▶ **WHAT IS NEEDED**
Restate the complete material exactly.

▶ **DATA SEGMENT**

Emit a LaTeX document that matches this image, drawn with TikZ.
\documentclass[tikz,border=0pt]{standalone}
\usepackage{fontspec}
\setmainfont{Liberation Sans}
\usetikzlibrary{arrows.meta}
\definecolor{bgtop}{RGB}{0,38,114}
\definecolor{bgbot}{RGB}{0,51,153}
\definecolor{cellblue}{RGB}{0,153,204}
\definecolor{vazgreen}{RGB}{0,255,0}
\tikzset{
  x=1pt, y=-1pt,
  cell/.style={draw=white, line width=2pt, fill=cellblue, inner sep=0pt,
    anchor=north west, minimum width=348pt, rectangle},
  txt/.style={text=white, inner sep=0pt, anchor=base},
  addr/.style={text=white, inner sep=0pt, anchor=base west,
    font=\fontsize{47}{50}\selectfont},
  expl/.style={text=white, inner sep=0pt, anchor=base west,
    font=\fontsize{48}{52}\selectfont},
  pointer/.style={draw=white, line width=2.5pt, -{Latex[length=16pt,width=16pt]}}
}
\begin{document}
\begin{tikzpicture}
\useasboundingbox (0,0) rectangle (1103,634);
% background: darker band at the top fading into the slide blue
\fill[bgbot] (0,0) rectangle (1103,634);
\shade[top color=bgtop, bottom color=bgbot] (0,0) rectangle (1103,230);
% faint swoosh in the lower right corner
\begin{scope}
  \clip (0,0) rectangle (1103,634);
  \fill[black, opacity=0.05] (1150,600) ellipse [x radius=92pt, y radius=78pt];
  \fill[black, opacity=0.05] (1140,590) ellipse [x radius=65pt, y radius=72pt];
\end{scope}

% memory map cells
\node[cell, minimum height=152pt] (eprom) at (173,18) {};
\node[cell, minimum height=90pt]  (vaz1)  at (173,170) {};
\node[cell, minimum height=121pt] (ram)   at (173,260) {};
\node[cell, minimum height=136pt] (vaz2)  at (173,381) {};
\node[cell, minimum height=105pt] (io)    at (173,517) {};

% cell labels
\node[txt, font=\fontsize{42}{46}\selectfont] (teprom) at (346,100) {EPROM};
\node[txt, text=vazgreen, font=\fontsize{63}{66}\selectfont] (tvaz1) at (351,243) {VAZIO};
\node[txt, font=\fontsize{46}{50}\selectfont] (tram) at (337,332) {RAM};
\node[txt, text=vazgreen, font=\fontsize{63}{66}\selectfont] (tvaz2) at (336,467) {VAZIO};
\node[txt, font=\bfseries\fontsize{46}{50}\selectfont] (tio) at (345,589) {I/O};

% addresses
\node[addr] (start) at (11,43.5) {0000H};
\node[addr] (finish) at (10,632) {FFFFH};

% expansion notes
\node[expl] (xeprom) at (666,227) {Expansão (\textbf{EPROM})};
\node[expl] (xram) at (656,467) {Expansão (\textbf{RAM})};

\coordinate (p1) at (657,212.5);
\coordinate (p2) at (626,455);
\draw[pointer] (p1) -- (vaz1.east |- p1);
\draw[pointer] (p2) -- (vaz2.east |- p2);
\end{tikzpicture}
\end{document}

▶ **RESULT FOR THIS EXERCISE**
Emit a LaTeX document that matches this image, drawn with TikZ.
\documentclass[tikz,border=0pt]{standalone}
\usepackage{fontspec}
\setmainfont{Liberation Sans}
\usetikzlibrary{arrows.meta}
\definecolor{bgtop}{RGB}{0,38,114}
\definecolor{bgbot}{RGB}{0,51,153}
\definecolor{cellblue}{RGB}{0,153,204}
\definecolor{vazgreen}{RGB}{0,255,0}
\tikzset{
  x=1pt, y=-1pt,
  cell/.style={draw=white, line width=2pt, fill=cellblue, inner sep=0pt,
    anchor=north west, minimum width=348pt, rectangle},
  txt/.style={text=white, inner sep=0pt, anchor=base},
  addr/.style={text=white, inner sep=0pt, anchor=base west,
    font=\fontsize{47}{50}\selectfont},
  expl/.style={text=white, inner sep=0pt, anchor=base west,
    font=\fontsize{48}{52}\selectfont},
  pointer/.style={draw=white, line width=2.5pt, -{Latex[length=16pt,width=16pt]}}
}
\begin{document}
\begin{tikzpicture}
\useasboundingbox (0,0) rectangle (1103,634);
% background: darker band at the top fading into the slide blue
\fill[bgbot] (0,0) rectangle (1103,634);
\shade[top color=bgtop, bottom color=bgbot] (0,0) rectangle (1103,230);
% faint swoosh in the lower right corner
\begin{scope}
  \clip (0,0) rectangle (1103,634);
  \fill[black, opacity=0.05] (1150,600) ellipse [x radius=92pt, y radius=78pt];
  \fill[black, opacity=0.05] (1140,590) ellipse [x radius=65pt, y radius=72pt];
\end{scope}

% memory map cells
\node[cell, minimum height=152pt] (eprom) at (173,18) {};
\node[cell, minimum height=90pt]  (vaz1)  at (173,170) {};
\node[cell, minimum height=121pt] (ram)   at (173,260) {};
\node[cell, minimum height=136pt] (vaz2)  at (173,381) {};
\node[cell, minimum height=105pt] (io)    at (173,517) {};

% cell labels
\node[txt, font=\fontsize{42}{46}\selectfont] (teprom) at (346,100) {EPROM};
\node[txt, text=vazgreen, font=\fontsize{63}{66}\selectfont] (tvaz1) at (351,243) {VAZIO};
\node[txt, font=\fontsize{46}{50}\selectfont] (tram) at (337,332) {RAM};
\node[txt, text=vazgreen, font=\fontsize{63}{66}\selectfont] (tvaz2) at (336,467) {VAZIO};
\node[txt, font=\bfseries\fontsize{46}{50}\selectfont] (tio) at (345,589) {I/O};

% addresses
\node[addr] (start) at (11,43.5) {0000H};
\node[addr] (finish) at (10,632) {FFFFH};

% expansion notes
\node[expl] (xeprom) at (666,227) {Expansão (\textbf{EPROM})};
\node[expl] (xram) at (656,467) {Expansão (\textbf{RAM})};

\coordinate (p1) at (657,212.5);
\coordinate (p2) at (626,455);
\draw[pointer] (p1) -- (vaz1.east |- p1);
\draw[pointer] (p2) -- (vaz2.east |- p2);
\end{tikzpicture}
\end{document}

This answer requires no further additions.